Innumeri tentativi di oltraggio
Però per Manganelli non va bene se le categorie non son le sue spiccicate: stabilite sue private categorie, le fa universali, per quanto ondivaghe. Qui stanno insieme la sua onesta disonestà, la sua oltranza, la sua faziosità e i suoi innumeri e saporiti tentativi di oltraggio. Il suo dribblare è ammirevole proprio perché rischia di lasciare andare la palla per conto suo, incantata o avvelenata, fornendo ogni occasione per il prodursi inatteso di un evento traumatico (e salutare, perfino paradossalmente salvifico).

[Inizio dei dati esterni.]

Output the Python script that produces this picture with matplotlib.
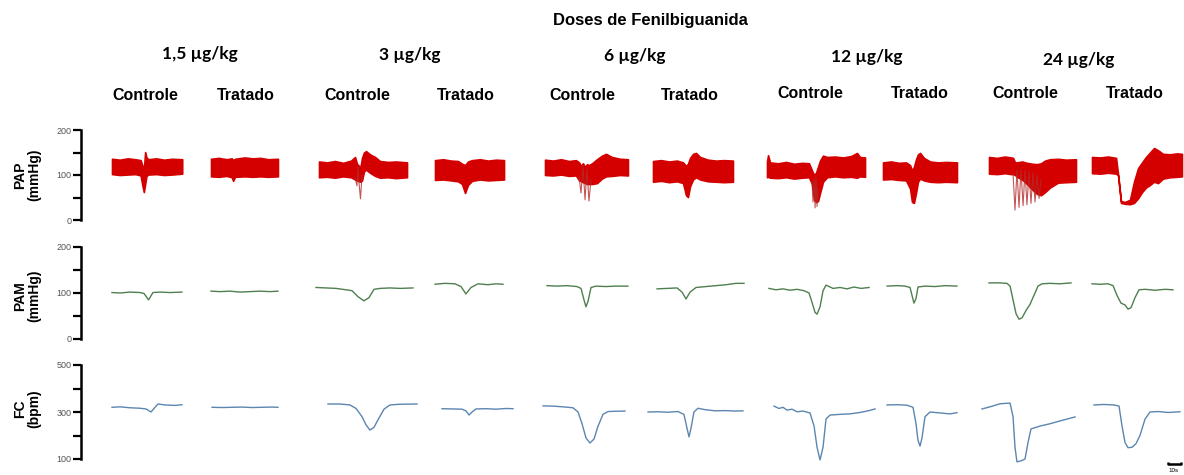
import numpy as np
import matplotlib.pyplot as plt

W, H = 1184, 475
PX_PER_S = 1.3  # horizontal scale of the traces (10 s bar = 13 px)

doses = ["1,5 µg/kg", "3 µg/kg", "6 µg/kg", "12 µg/kg", "24 µg/kg"]
groups = ["Controle", "Tratado"]

# ---- PAP (mmHg): upper / lower envelope of the pulsatile trace, time in s ----
pap_t = [
    [0, 6, 12, 18, 22, 23.5, 24.5, 25.5, 26.5, 28, 34, 40, 46, 54],
    [0, 6, 12, 16, 17, 18.5, 26, 32, 38, 44, 51.5],
    [0, 6.2, 12.3, 18.5, 24.6, 27.7, 29.2, 30.8, 31.9, 33.1, 34.6, 36.2, 39.2, 43.1, 46.9, 53.1, 59.2, 67.7],
    [0, 6.2, 12.3, 17.7, 20.8, 23.1, 25.4, 28.5, 34.6, 40.8, 46.9, 53.1],
    [0, 6.2, 12.3, 18.5, 23.8, 26.2, 27.7, 29.2, 30.8, 32.3, 33.8, 36.2, 40, 43.8, 46.9, 51.5, 57.7, 63.8],
    [0, 6.2, 12.3, 18.5, 23.1, 25.4, 26.9, 28.5, 30.8, 33.1, 36.2, 42.3, 48.5, 54.6, 61.5],
    [0, 0.8, 2.3, 8.5, 14.6, 20.8, 26.9, 32.3, 34.6, 36.2, 37.7, 39.2, 40.8, 43.1, 46.2, 52.3, 58.5, 64.6, 69.2, 71.5, 75.4],
    [0, 6.2, 12.3, 17.7, 20.8, 22.3, 23.8, 25.4, 26.9, 28.5, 31.5, 36.2, 42.3, 48.5, 56.9],
    [0, 6.2, 12.3, 16.9, 18.5, 20, 21.5, 25.4, 29.2, 33.1, 36.9, 40, 43.1, 46.9, 53.1, 59.2, 66.9],
    [0, 6.2, 12.3, 18.5, 20, 22.3, 25.4, 29.2, 32.3, 35.4, 38.5, 41.5, 44.6, 47.7, 50.8, 54.6, 60, 65.4, 69.2],
]
pap_top = [
    [136, 134, 137, 135, 133, 120, 112, 151, 139, 135, 137, 134, 136, 135],
    [136, 138, 135, 137, 133, 136, 139, 137, 138, 135, 136],
    [130, 128, 131, 127, 132, 140, 125, 120, 118, 138, 150, 153, 146, 140, 131, 129, 130, 128],
    [133, 135, 132, 131, 125, 122, 130, 133, 135, 132, 134, 133],
    [134, 132, 135, 131, 133, 128, 120, 126, 118, 124, 122, 126, 135, 143, 147, 140, 136, 135],
    [131, 133, 130, 132, 128, 120, 125, 138, 147, 149, 140, 134, 132, 133, 132],
    [130, 144, 128, 126, 129, 125, 127, 126, 110, 100, 105, 118, 132, 143, 140, 141, 139, 142, 149, 140, 139],
    [128, 130, 127, 128, 122, 110, 118, 135, 146, 149, 138, 130, 128, 129, 128],
    [140, 138, 141, 139, 138, 128, 128, 130, 127, 125, 124, 126, 132, 135, 136, 134, 135],
    [140, 139, 141, 138, 103, 42, 40, 45, 85, 115, 128, 140, 150, 160, 155, 147, 146, 148, 147],
]
pap_bot = [
    [102, 100, 101, 102, 99, 75, 62, 80, 98, 101, 102, 100, 101, 103],
    [97, 96, 98, 95, 87, 96, 97, 96, 97, 96, 97],
    [95, 96, 94, 97, 95, 90, 88, 86, 85, 88, 108, 112, 105, 98, 94, 95, 93, 95],
    [89, 90, 88, 86, 80, 60, 78, 87, 90, 88, 89, 90],
    [100, 99, 101, 98, 99, 88, 86, 84, 82, 80, 80, 80, 82, 92, 97, 98, 100, 99],
    [85, 87, 84, 86, 82, 55, 51, 75, 90, 95, 90, 86, 85, 84, 85],
    [95, 96, 94, 93, 95, 92, 94, 95, 80, 45, 40, 42, 60, 85, 95, 97, 95, 96, 94, 97, 96],
    [90, 91, 89, 88, 70, 40, 38, 60, 85, 92, 88, 85, 84, 85, 84],
    [103, 102, 104, 102, 102, 100, 96, 90, 80, 68, 58, 55, 62, 72, 83, 84, 85],
    [104, 103, 105, 103, 100, 38, 36, 35, 38, 48, 62, 72, 78, 85, 82, 92, 95, 96, 97],
]

# individual beats that swing below the envelope (segment, time, value)
spk_seg = [2, 4, 6, 8]
spk_t = [
    [27.7, 29.2, 30.0, 30.8, 31.9, 33.1],
    [26.2, 27.7, 29.2, 30.8, 32.3, 33.8, 35.4],
    [34.6, 35.4, 36.2, 37.0, 37.7, 38.5, 39.2],
    [18.5, 20, 21.5, 23.1, 24.6, 26.2, 27.7, 29.2, 30.8, 32.3, 33.8, 35.4, 36.9, 38.5, 40],
]
spk_v = [
    [95, 76, 118, 82, 47, 100],
    [95, 60, 120, 45, 115, 42, 90],
    [85, 40, 90, 27, 95, 30, 70],
    [102, 22, 110, 28, 112, 32, 110, 34, 108, 37, 105, 40, 100, 48, 90],
]

# ---- PAM (mmHg) ----
pam_t = [
    [0, 6.2, 13.8, 21.5, 24.6, 26.9, 28.1, 29.2, 31.5, 36.9, 44.6, 53.8],
    [0, 6.9, 14.6, 22.3, 30, 37.7, 45.4, 51.5],
    [-2.3, 5.4, 13.1, 20.8, 25.4, 30, 34.6, 38.5, 42.3, 46.9, 54.6, 62.3, 72.3],
    [0, 7.7, 15.4, 20, 23.8, 27.7, 33.1, 40.8, 46.9, 52.3],
    [1.5, 9.2, 16.9, 24.6, 27.7, 30, 31.5, 33.1, 35.4, 39.2, 46.9, 54.6, 63.8],
    [3.1, 10.8, 18.5, 22.3, 25.4, 28.5, 33.1, 40.8, 48.5, 56.2, 63.8, 70],
    [1.5, 6.9, 12.3, 17.7, 23.1, 28.5, 32.3, 34.6, 36.9, 38.5, 40.8, 43.1, 45.4, 50.8, 56.2, 61.5, 66.9, 72.3, 78.5],
    [3.1, 10.8, 16.9, 20.8, 22.3, 23.8, 25.4, 26.9, 32.3, 40, 47.7, 56.9],
    [0, 7.7, 13.8, 16.2, 18.5, 20.8, 23.1, 25.4, 28.5, 31.5, 34.6, 37.7, 40.8, 46.9, 54.6, 63.1],
    [0, 6.2, 12.3, 16.2, 19.2, 22.3, 25.4, 27.7, 30, 33.1, 36.2, 40.8, 48.5, 56.2, 62.3],
]
pam_v = [
    [101, 100, 102, 101, 99, 90, 85, 90, 101, 102, 101, 102],
    [104, 103, 104, 102, 103, 104, 103, 104],
    [112, 111, 110, 107, 105, 92, 83, 90, 108, 110, 111, 110, 111],
    [119, 121, 120, 114, 98, 112, 120, 118, 120, 119],
    [116, 115, 116, 114, 110, 85, 70, 82, 112, 115, 114, 115, 115],
    [109, 110, 111, 102, 87, 102, 112, 114, 116, 118, 121, 121],
    [110, 107, 109, 106, 108, 105, 100, 80, 58, 54, 70, 105, 117, 110, 112, 109, 113, 110, 112],
    [115, 116, 115, 112, 95, 78, 88, 113, 115, 114, 116, 115],
    [122, 122, 121, 115, 85, 55, 43, 46, 62, 75, 95, 115, 120, 121, 120, 122],
    [120, 119, 120, 116, 95, 78, 74, 65, 68, 90, 107, 108, 106, 108, 107],
]

# ---- FC (bpm) ----
fc_t = [
    [0, 6.2, 13.8, 21.5, 26.2, 30, 33.1, 35.4, 40.8, 48.5, 53.8],
    [0.8, 8.5, 16.2, 23.8, 31.5, 39.2, 46.9, 51.5],
    [6.9, 16.2, 23.8, 28.5, 33.1, 36.2, 39.2, 42.3, 46.2, 50, 54.6, 62.3, 75.4],
    [5.4, 13.1, 20.8, 23.8, 26.2, 28.5, 31.5, 39.2, 46.9, 54.6, 60],
    [-1.5, 6.2, 13.8, 21.5, 25.4, 28.5, 31.5, 34.6, 37.7, 40.8, 44.6, 48.5, 53.8, 61.5],
    [-3.8, 3.8, 11.5, 19.2, 23.8, 26.2, 27.7, 29.2, 31.5, 34.6, 40, 47.7, 55.4, 63.1, 69.2],
    [5.4, 9.2, 12.3, 15.4, 19.2, 23.1, 27.7, 33.1, 36.2, 38.5, 40.8, 43.1, 45.4, 48.5, 56.2, 63.8, 71.5, 77.7, 83.1],
    [3.1, 10.8, 18.5, 23.1, 25.4, 26.9, 28.5, 30, 32.3, 36.2, 43.8, 51.5, 56.9],
    [-5.4, 0.8, 8.5, 16.2, 18.5, 20, 21.5, 24.6, 27.7, 30, 32.3, 39.2, 46.9, 54.6, 66.2],
    [1.5, 9.2, 16.9, 20.8, 23.1, 25.4, 27.7, 30.8, 33.8, 36.9, 40.8, 44.6, 50.8, 58.5, 67.7],
]
fc_v = [
    [320, 322, 318, 316, 313, 300, 320, 334, 330, 328, 331],
    [320, 319, 320, 321, 319, 320, 321, 320],
    [334, 334, 330, 315, 280, 245, 223, 235, 275, 312, 330, 333, 334],
    [314, 313, 312, 305, 287, 300, 313, 314, 312, 315, 314],
    [326, 325, 322, 318, 300, 250, 190, 168, 185, 240, 290, 302, 303, 304],
    [300, 301, 299, 302, 290, 230, 194, 230, 300, 316, 310, 305, 306, 304, 305],
    [325, 315, 320, 308, 312, 301, 304, 296, 240, 150, 96, 150, 270, 287, 290, 292, 298, 305, 313],
    [330, 331, 329, 320, 250, 180, 155, 190, 280, 300, 296, 292, 297],
    [313, 322, 335, 338, 280, 150, 88, 92, 100, 170, 228, 240, 250, 262, 279],
    [330, 332, 330, 325, 240, 170, 148, 150, 165, 200, 270, 300, 302, 298, 301],
]

# layout: left edge (px) of each recording and of the axes
col_left_px = [112, 211, 319, 435, 545, 653, 767, 883, 989, 1092]
axis_px = 81
col_off = [(p - axis_px) / PX_PER_S for p in col_left_px]

fig = plt.figure(figsize=(W / 100, H / 100), dpi=100)
plt.rcParams["font.family"] = ["Liberation Sans", "DejaVu Sans"]


def row_axes(top_px, bottom_px):
    ax = fig.add_axes([axis_px / W, 1 - bottom_px / H,
                       (W - axis_px) / W, (bottom_px - top_px) / H])
    ax.set_xlim(0, (W - axis_px) / PX_PER_S)
    for s in ["top", "right", "bottom"]:
        ax.spines[s].set_visible(False)
    ax.spines["left"].set_linewidth(1.8)
    ax.set_xticks([])
    ax.tick_params(axis="y", direction="out", length=6, width=1.6,
                   labelsize=6.5, labelcolor="#555555", pad=1)
    ax.patch.set_alpha(0)
    return ax


ax_pap = row_axes(130, 220)
ax_pap.set_ylim(0, 200)
ax_pap.set_yticks([0, 50, 100, 150, 200], ["0", "", "100", "", "200"])

ax_pam = row_axes(247, 339)
ax_pam.set_ylim(0, 200)
ax_pam.set_yticks([0, 50, 100, 150, 200], ["0", "", "100", "", "200"])

ax_fc = row_axes(365, 459)
ax_fc.set_ylim(100, 500)
ax_fc.set_yticks([100, 200, 300, 400, 500], ["100", "", "300", "", "500"])

for i in range(10):
    t = np.array(pap_t[i]) + col_off[i]
    ax_pap.fill_between(t, pap_bot[i], pap_top[i], color="#d40000",
                        lw=1.2, edgecolor="#d40000", clip_on=False)
    ax_pam.plot(np.array(pam_t[i]) + col_off[i], pam_v[i], color="#4f7f4f",
                lw=1.0, clip_on=False)
    ax_fc.plot(np.array(fc_t[i]) + col_off[i], fc_v[i], color="#5b86b0",
               lw=1.0, clip_on=False)

for seg, ts, vs in zip(spk_seg, spk_t, spk_v):
    ax_pap.plot(np.array(ts) + col_off[seg], vs, color="#b52a2a", lw=0.8,
                alpha=0.8, clip_on=False)

# row labels
row_labels = [("PAP\n(mmHg)", 175), ("PAM\n(mmHg)", 296), ("FC\n(bpm)", 409)]
for txt, y in row_labels:
    fig.text(27 / W, 1 - y / H, txt, rotation=90, ha="center", va="center",
             fontsize=10, fontweight="bold", linespacing=1.0)

# header
fig.text(650 / W, 1 - 20 / H, "Doses de Fenilbiguanida", ha="center",
         va="center", fontsize=12, fontweight="bold")

dose_x = [200, 410, 635, 867, 1079]
dose_y = [54, 55, 56, 57, 60]
for d, x, y in zip(doses, dose_x, dose_y):
    fig.text(x / W, 1 - y / H, d, ha="center", va="center", fontsize=12.5,
             fontweight="bold", family=["Lato", "DejaVu Sans"])

grp_x = [145, 246, 357, 466, 582, 690, 810, 920, 1025, 1135]
grp_y = [96, 96, 95, 96, 95, 95, 93, 94, 93, 94]
for i, (x, y) in enumerate(zip(grp_x, grp_y)):
    fig.text(x / W, 1 - y / H, groups[i % 2], ha="center", va="center",
             fontsize=11.5, fontweight="bold")

# 10 s scale bar
bar_x0 = (1168 - axis_px) / PX_PER_S
bar_y = 100 + (459 - 464) / 0.235
ax_fc.plot([bar_x0, bar_x0, bar_x0 + 10, bar_x0 + 10],
           [bar_y + 8, bar_y, bar_y, bar_y + 8], color="black", lw=1.8,
           clip_on=False, solid_capstyle="butt")
fig.text(1174 / W, 1 - 471 / H, "10s", ha="center", va="center", fontsize=4.5)

fig.savefig("out.png", dpi=100, facecolor="white")
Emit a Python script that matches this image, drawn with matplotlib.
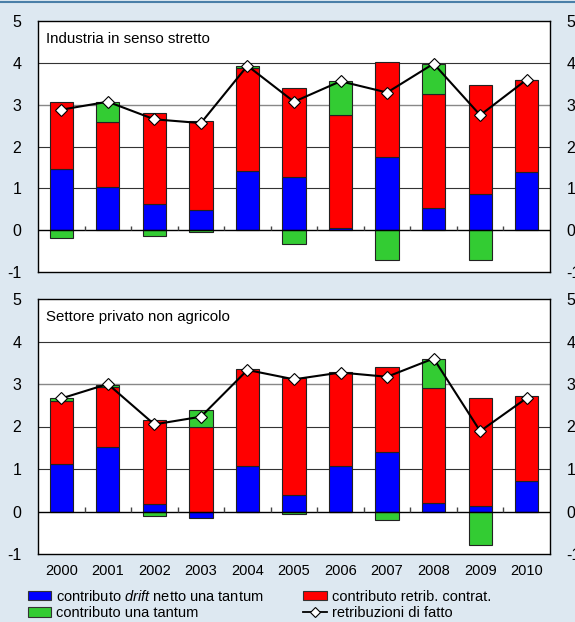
import numpy as np
import matplotlib
matplotlib.use("Agg")
import matplotlib.pyplot as plt
from matplotlib.patches import Patch
from matplotlib.lines import Line2D

plt.rcParams['font.family'] = ['Liberation Sans', 'DejaVu Sans']
plt.rcParams['mathtext.fontset'] = 'custom'
plt.rcParams['mathtext.rm'] = 'Liberation Sans'
plt.rcParams['mathtext.it'] = 'Liberation Sans:italic'
plt.rcParams['axes.unicode_minus'] = False

years = ['2000', '2001', '2002', '2003', '2004', '2005', '2006', '2007', '2008', '2009', '2010']

# Industria in senso stretto
ind_drift = [1.46, 1.04, 0.62, 0.49, 1.42, 1.27, 0.06, 1.74, 0.54, 0.87, 1.39]
ind_contr = [1.60, 1.54, 2.18, 2.12, 2.45, 2.12, 2.70, 2.28, 2.71, 2.60, 2.20]
ind_tantum = [-0.18, 0.48, -0.15, -0.05, 0.06, -0.33, 0.80, -0.71, 0.72, -0.71, 0.0]
ind_fatto = [2.88, 3.07, 2.65, 2.56, 3.93, 3.07, 3.56, 3.29, 3.98, 2.75, 3.60]

# Settore privato non agricolo
priv_drift = [1.11, 1.51, 0.17, -0.16, 1.07, 0.39, 1.07, 1.41, 0.20, 0.14, 0.72]
priv_contr = [1.50, 1.41, 1.99, 1.98, 2.29, 2.76, 2.22, 1.98, 2.71, 2.54, 1.99]
priv_tantum = [0.06, 0.06, -0.10, 0.41, -0.02, -0.06, -0.02, -0.20, 0.67, -0.78, -0.01]
priv_fatto = [2.66, 3.00, 2.05, 2.23, 3.33, 3.11, 3.27, 3.17, 3.60, 1.89, 2.67]

titles = ['Industria in senso stretto', 'Settore privato non agricolo']
labels = ['contributo $\\mathit{drift}$ netto una tantum', 'contributo una tantum',
          'contributo retrib. contrat.', 'retribuzioni di fatto']

BLUE = '#0000ff'
RED = '#ff0000'
GREEN = '#33cc33'
BG = '#dde8f1'

fig = plt.figure(figsize=(5.75, 6.22), dpi=100, facecolor=BG)
W, H = 575, 622
ax1 = fig.add_axes([38 / W, 1 - 272 / H, 512 / W, 251 / H])
ax2 = fig.add_axes([38 / W, 1 - 554 / H, 512 / W, 255 / H])
fig.add_artist(Line2D([0, 1], [1 - 1.5 / H, 1 - 1.5 / H], color='#4a7fa8', lw=1.5))


def panel(ax, title, drift, contr, tantum, fatto, show_x):
    x = np.arange(len(years))
    series = [(drift, BLUE), (contr, RED), (tantum, GREEN)]
    pos = np.zeros(len(years))
    neg = np.zeros(len(years))
    for vals, col in series:
        v = np.array(vals)
        base = np.where(v >= 0, pos, neg)
        ax.bar(x, v, 0.5, bottom=base, color=col, edgecolor='#222222', linewidth=0.8, zorder=3)
        pos = pos + np.where(v >= 0, v, 0)
        neg = neg + np.where(v < 0, v, 0)
    ax.plot(x, fatto, color='black', lw=1.5, marker='D', markersize=6,
            markerfacecolor='white', markeredgecolor='black', markeredgewidth=0.8, zorder=5)
    for g in [1, 2, 4]:
        ax.axhline(g, color='#333333', lw=0.8, zorder=1)
    ax.axhline(3, color='#888888', lw=1.0, zorder=1)
    ax.axhline(0, color='black', lw=1.0, zorder=4)
    ax.vlines(x[:-1] + 0.5, 0, 0.1, color='#444444', lw=1.0, zorder=4)
    ax.set_xlim(-0.5, len(years) - 0.5)
    ax.set_ylim(-1, 5)
    ax.set_yticks(range(-1, 6))
    ax.tick_params(axis='y', length=0, pad=12, labelsize=11.5, right=True, labelright=True)
    for sp in ax.spines.values():
        sp.set_linewidth(1.0)
    if show_x:
        ax.set_xticks(x)
        ax.set_xticklabels(years)
        ax.tick_params(axis='x', length=0, pad=7, labelsize=10.5)
    else:
        ax.set_xticks([])
    ax.text(0.016, 0.93, title, transform=ax.transAxes, fontsize=10.8, va='center', ha='left')


panel(ax1, titles[0], ind_drift, ind_contr, ind_tantum, ind_fatto, False)
panel(ax2, titles[1], priv_drift, priv_contr, priv_tantum, priv_fatto, True)

handles = [Patch(facecolor=BLUE, edgecolor='#333333', lw=0.8),
           Patch(facecolor=GREEN, edgecolor='#333333', lw=0.8),
           Patch(facecolor=RED, edgecolor='#333333', lw=0.8),
           Line2D([], [], color='black', lw=1.3, marker='D', markersize=5,
                  markerfacecolor='white', markeredgecolor='black', markeredgewidth=0.8)]
leg_labels = [labels[0], labels[1], labels[2], labels[3]]
fig.legend(handles, leg_labels, ncol=2, frameon=False, fontsize=10.5,
           loc='upper left', bbox_to_anchor=(28 / W, 1 - 589 / H),
           handlelength=1.6, handleheight=0.6, handletextpad=0.35,
           columnspacing=2.7, labelspacing=0.15, borderaxespad=0, borderpad=0)

fig.savefig('out.png', dpi=100, facecolor=BG)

Che prenda il bersaglio o frantumi la cristalleria è di nessuna differenza. Ciò deriva dall’atteggiamento confessato con candore e astuzia in testa a una recensione per Meneghello: «Mi accingo a scrivere un articolo su Luigi Meneghello, e non ho le idee chiare. Sarebbe ragionevole che io aspettassi di averle chiare, ma debbo dire che “non avere le idee chiare” è una sensazione estremamente gradevole. È un po’ come andare a fare una gita in un territorio ameno ma non frequentato». Si tratta della critica come «improvviso per macchina da scrivere», dove i migliori botti finali e motti di spirito vengono all’impronta: magari dopo lungo rimuginio, ma pronunciandoli con l’aria che, suvvia, non ci si è pensato troppo. Per vedere l’effetto che fa, per vedere come va a finire (è cosa che si può tentare dopo anni e solo se, quando se ne sono avuti ventisette all’anagrafe, uno è stato «lettore vorace: onnivoro e tuttavia sistematico» e recensore che «sa accostare un libro e lavorare con prontezza un buon resoconto di lettura, scrupoloso e condotto con precisione fattuale», come lo disegna Nigro, di scorcio, nel suo denso ritratto finale). Un’altra volta, titolandosi, Manganelli aveva detto di «laboriose inezie», di un accanirsi scrupoloso sui margini: il loro clima stava e sta nell’escursione termica tra hybris e nihil, in una gioia cupa disperata e allegra. Concupiscenza, se insegna, insegna che la critica o è un fatto maniacale, una gimkana tra varie ossessioni, o non è. È dunque libro da dribblomane, pericoloso e inutile, perciò altamente consigliabile.